Accordingly, we reverse the court of appeals and remand with directions to affirm the judgment of the trial court.
PRINGLE, C. J., concurring in part and dissenting in part.
CARRIGAN, J., not participating.
PRINGLE, Chief Justice, concurring in part and dissenting in part:
I concur in the reversal of the court of appeals, but because of what I believe were numerous errors made by the trial court, I would grant an entire new trial.
NOTES
[1] Kiefer Concrete, Inc. and Poudre Pre-Mix, Inc. had identical shareholders and corporate officers, but different employees and places of business.
[2] These terms refer to the practice of extending or retracting ("crowding") a telescoping crane without allowing an adequate amount of cable to be drawn out or brought back in along with the arm of the crane.
[3] This court in Chartier v. Winslow Crane Service Co., supra, relying upon the Restatement of Torts § 227 (1934) and other authorities, also considered the following factors to indicate the absence of a loaned servant relationship: an inference that, in the absence of evidence to the contrary, the original employment relationship continues; the original employer's right to substitute personnel; the short duration of the job to be performed; the lease of a valuable machine along with its operator; wages paid to the operator by the original employer.
[4] An increasing amount of commentary and judicial authority recommends dispensing with the concept of "control" as the index to liability in this context. One commentator suggests the following analysis:
"A crane company, for example, `Has a better statistical background for estimating the likelihood of crane accidents, and thus can make more accurate insurance and pricing decisions.' The builder, on the other hand. . . `is likely to isolate the cost of accidents involving cranes, for the purpose either of demanding safer practices from the crane company or of considering safer and cheaper substitutes. The crane company is thus the `more efficient risk bearer.'"

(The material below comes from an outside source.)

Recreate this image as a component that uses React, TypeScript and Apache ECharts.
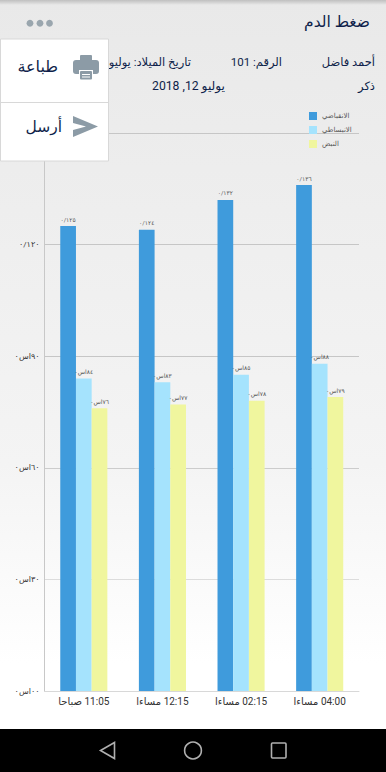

J. Hynes, Agency and Partnership 96 n. 3 (1974), quoting Comment, Borrowed Servants and the Theory of Enterprise Liability, 76 Yale L.J. 807, 817 (1967). See also Strait v. Hale Construction Co., 103 Cal. Rptr. 487, 26 Cal. App. 3d 941 (1972) (rejecting "control" test in favor of enterprise liability analysis. See generally, Klemme, The Enterprise Liability Theory of Torts, 47 U.Colo.L.Rev. 153 (1976). Because of the empirical nature of the presumptions underlying such views, and the fact that the record in this case (as in most cases) is devoid of a basis for supporting such an assumption, we do not deem it prudent to adopt such a position on this issue.